This section is from the book "Scientific American Reference Book. A Manual for the Office, Household and Shop", by Albert A. Hopkins, A. Russell Bond. Also available from Amazon: Scientific American Reference Book.
Title LX, Rev. Stat., 1878, chap. 1, p. 945:
Sec. 4883. All patents shall be issued in the name of the United States of America, under the seal of the Patent Office, and shall be signed by the Commissioner of Patents, and they shall be recorded, together with the specifications, in the Patent Office in books to be kept for that purpose.
Sec. 4884. Every patent shall contain a short title or description of the invention or discovery, correctly indicating its nature and design, and a grant to the patentee, his heirs or assigns, for the term of seventeen years, of the exclusive right to make, use, and vend the invention or discovery throughout the United States and the Territories thereof, referring to the specification for the particulars thereof. A copy of the specification and drawings shall be annexed to the patent and be a part thereof.
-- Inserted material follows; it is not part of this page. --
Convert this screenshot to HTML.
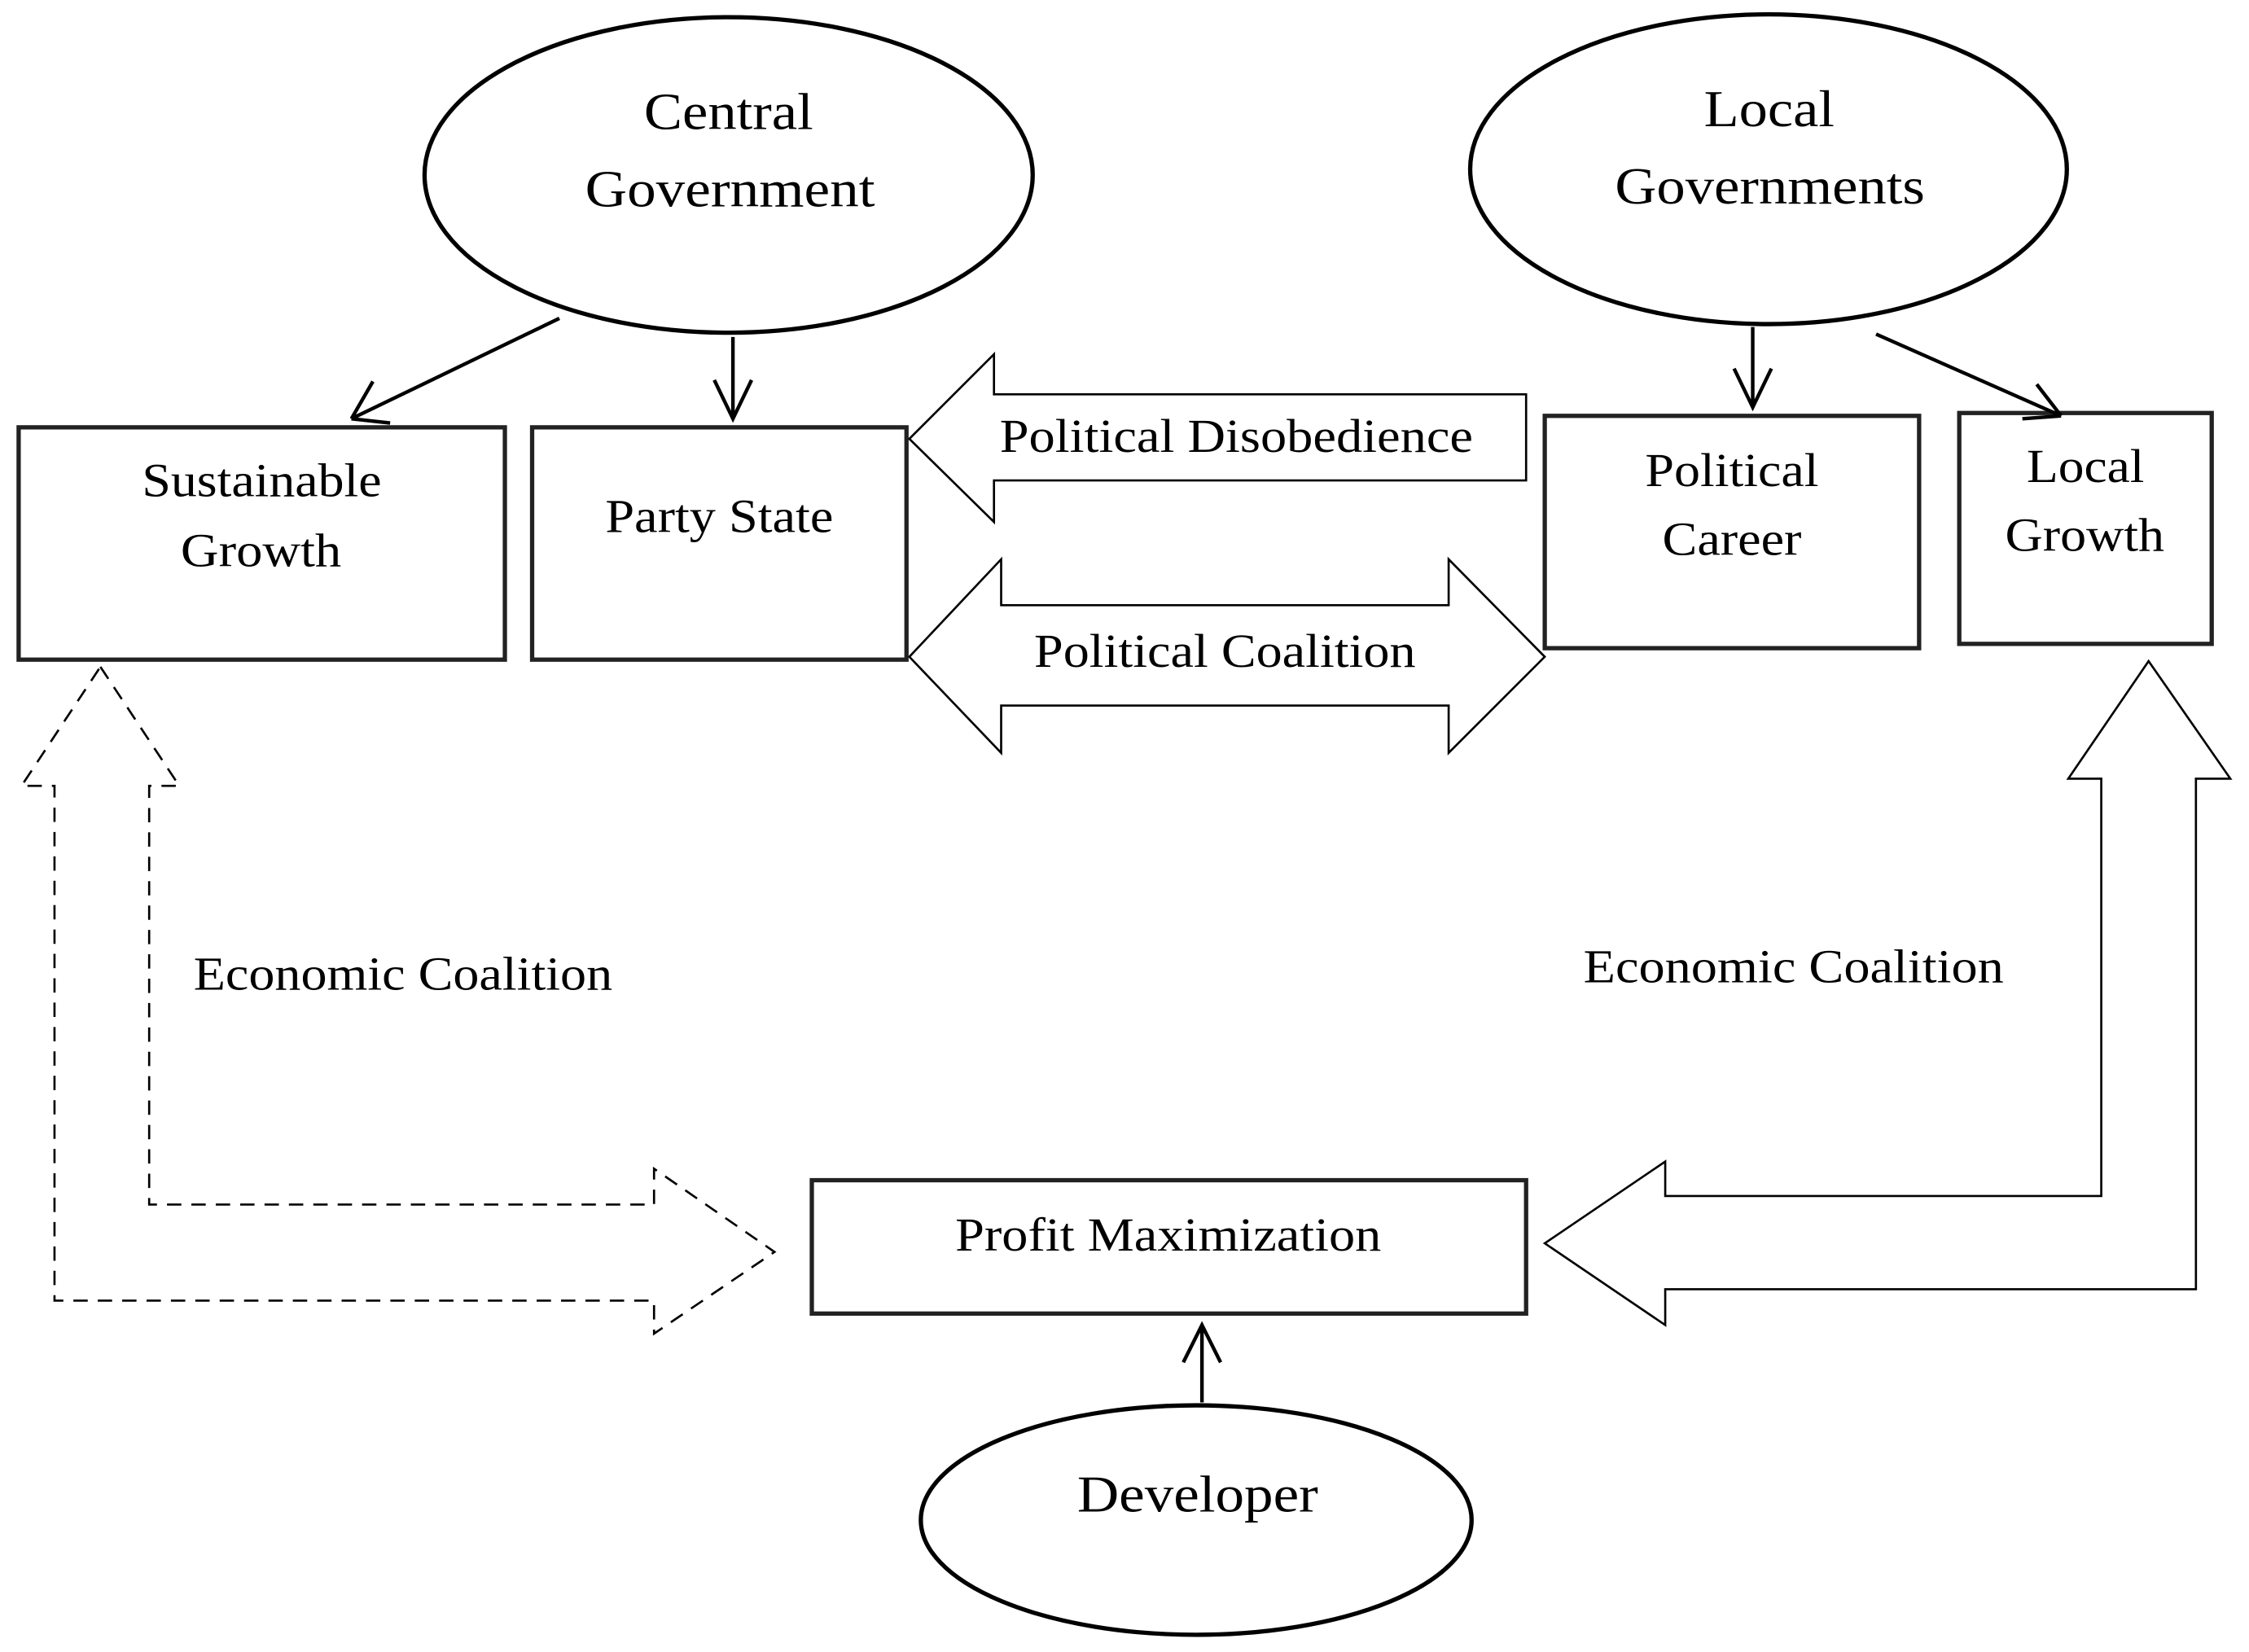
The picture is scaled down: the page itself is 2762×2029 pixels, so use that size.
<!DOCTYPE html>
<html><head><meta charset="utf-8"><style>
html,body{margin:0;padding:0;background:#fff;}
svg{display:block;}
text{font-family:"Liberation Serif",serif;fill:#000;}
</style></head><body>
<svg width="2762" height="2029" viewBox="0 0 1568 1152" preserveAspectRatio="none" xmlns="http://www.w3.org/2000/svg">
<g fill="none" stroke="#000">
<ellipse cx="508" cy="122" rx="212" ry="110" stroke-width="3"/>
<ellipse cx="1233" cy="118" rx="208" ry="108" stroke-width="3"/>
<ellipse cx="834" cy="1060" rx="192" ry="80" stroke-width="3"/>
<g stroke="#222" stroke-width="3">
<rect x="13" y="298" width="339" height="162"/>
<rect x="371" y="298" width="261" height="162"/>
<rect x="1077" y="290" width="261" height="162"/>
<rect x="1366" y="288" width="176" height="161"/>
<rect x="566" y="823" width="498" height="93"/>
</g>
<g stroke-width="2.5">
<path d="M390 222 L245 292 M245 292 L260 266 M245 292 L272 295"/>
<path d="M511 235 L511 292 M498 265 L511 292 L524 265"/>
<path d="M1222 228 L1222 284 M1209 257 L1222 284 L1235 257"/>
<path d="M1308 233 L1437 290 M1437 290 L1410 292 M1437 290 L1420 268"/>
<path d="M838 978 L838 924 M825 950 L838 924 L851 950"/>
</g>
<g stroke-width="1.5">
<polygon points="634,306 693,247 693,275 1064,275 1064,335 693,335 693,364"/>
<polygon points="634,458 698,390 698,422 1010,422 1010,390 1077,458 1010,525 1010,492 698,492 698,525"/>
<polygon points="1498,461 1555,543 1531,543 1531,899 1161,899 1161,924 1077,867 1161,810 1161,834 1465,834 1465,543 1442,543"/>
<polygon stroke-dasharray="10,7" points="70,465 125,548 104,548 104,840 456,840 456,815 540,873 456,930 456,907 38,907 38,548 15,548"/>
</g>
</g>
<g font-size="36" lengthAdjust="spacingAndGlyphs">
<text x="449" y="90" textLength="118" lengthAdjust="spacingAndGlyphs">Central</text>
<text x="408" y="144" textLength="202" lengthAdjust="spacingAndGlyphs">Government</text>
<text x="1188" y="88" textLength="91" lengthAdjust="spacingAndGlyphs">Local</text>
<text x="1126" y="142" textLength="216" lengthAdjust="spacingAndGlyphs">Governments</text>
<text x="751" y="1054" textLength="168" lengthAdjust="spacingAndGlyphs">Developer</text>
</g>
<g font-size="33">
<text x="99" y="346" textLength="167" lengthAdjust="spacingAndGlyphs">Sustainable</text>
<text x="126" y="395" textLength="112" lengthAdjust="spacingAndGlyphs">Growth</text>
<text x="422" y="371" textLength="159" lengthAdjust="spacingAndGlyphs">Party State</text>
<text x="1147" y="339" textLength="121" lengthAdjust="spacingAndGlyphs">Political</text>
<text x="1159" y="387" textLength="97" lengthAdjust="spacingAndGlyphs">Career</text>
<text x="1413" y="336" textLength="82" lengthAdjust="spacingAndGlyphs">Local</text>
<text x="1398" y="384" textLength="111" lengthAdjust="spacingAndGlyphs">Growth</text>
<text x="666" y="872" textLength="297" lengthAdjust="spacingAndGlyphs">Profit Maximization</text>
<text x="697" y="315" textLength="330" lengthAdjust="spacingAndGlyphs">Political Disobedience</text>
<text x="721" y="465" textLength="266" lengthAdjust="spacingAndGlyphs">Political Coalition</text>
<text x="135" y="690" textLength="292" lengthAdjust="spacingAndGlyphs">Economic Coalition</text>
<text x="1104" y="685" textLength="293" lengthAdjust="spacingAndGlyphs">Economic Coalition</text>
</g>
</svg>
</body></html>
Sec. 4885. Every patent shall bear date as of a day not later than six months from the time at which it was passed and allowed and notice thereof was sent to the applicant or his agent; and if the final fee is not paid within that period the patent shall be withheld.
Sec. 4886. Any person who has invented or discovered any new and useful art, machine, manufacture, or composition of matter, or any new and useful improvements thereof, not known or used by others in this country, before his invention or discovery thereof, and not patented or described in any printed publication in this or any foreign country, before his invention or discovery thereof, or more than two years prior to his application, and not in public use or on sale in this country for more than two years prior to his application, unless the same is proved to have been abandoned, may, upon payment of the fees required by law, and other due proceeding had, obtain a patent therefor.
The Secretary of the Interior and the Commissioner of Patents are authorized to grant any officer of the Government, except officers and employees of the Patent Office, a patent for any invention of the classes mentioned in section 4886 of the Revised Statutes when such invention is used or to be used in the public service, without the payment of any fee: Provided, That the applicant in his application shall state that the invention described therein, if patented, may be used by the Government, or any of its officers or employees in prosecution of work for the Government, or by any other person in the United States, without the payment to him of any royalty thereon, which stipulation shall be included in the patent.
Sec. 4887. No person otherwise entitled thereto shall be debarred from receiving a patent for his invention or discovery, nor shall any patent be declared invalid by reason of its having been first patented or caused to be patented by the inventor or his legal representatives or assigns in a foreign country, unless the application for said foreign patent was filed more than twelve months, in cases within the provisions of section 4886 of the Revised Statutes, and four months in cases of designs, prior to the filing of the application in this country, in which case no patent shall be granted in this country.
An application for patent for an invention or discovery or for a design filed in this country by any person who has previously regularly filed an application for a patent for the same invention, discovery, or design in a foreign country which, by treaty, convention, or law, affords similar privileges to citizens of the United States shall have the same force and effect as the same application would have if filed in this country on the date on which the application for patent for the same invention, discovery, or design was first filed in such foreign country, provided the application in this country is filed within twelve months in cases within the provisions of section 4886 of the Revised Statutes, and within four months in cases of designs, from the earliest date on which any such foreign application was filed. But no patent shall be granted on an application for patent for an invention or discovery or a design which had been patented or described in a printed publication in this or any foreign country more than two years before the date of the actual filing of the application in this country, or which had been in public use or on sale in this country for more than two years prior to such filing.
Sec. 4888. Before any inventor or discoverer shall receive a patent for his invention or discovery, he shall make application therefor in writing, to the Commissioner of Patents, and shall file in the Patent Office a written description of the same, and of the manner and process of making, constructing, compounding, and using it, in such full, clear, concise, and exact terms as to enable any person skilled in the art or science to which it appertains, or with which it is most nearly connected, to make, construct, compound, and use the same: and in case of a machine, he shall explain the principle thereof, and the best mode in which he has contemplated applying that principle, so as to distinguish it from other inventions; and he shall particularly point out and distinctly claim the part, improvement, or combination which he claims as his invention or discovery. The specification and claim shall be signed by the inventor and attested by two witnesses.
Sec. 4889. When the nature of the case admits of drawings, the applicant shall furnish one copy signed by the inventor or his attorney in fact, and attested by two witnesses, which shall be filed in the Patent Office; and a copy of the drawing, to be furnished by the Patent Office, shall be attached to the patent as a part of the specification.
Sec. 4890. When the invention or discovery is of a composition of matter, the applicant, if required by the Commissioner, shall furnish specimens of ingredients and of the composition, sufficient in quantity for the purpose of experiment.
Sec. 4891. In all cases which admit of representation by model, the applicant, if required by the Commissioner, shall furnish a model of convenient size to exhibit advantageously the several parts of his invention or discovery.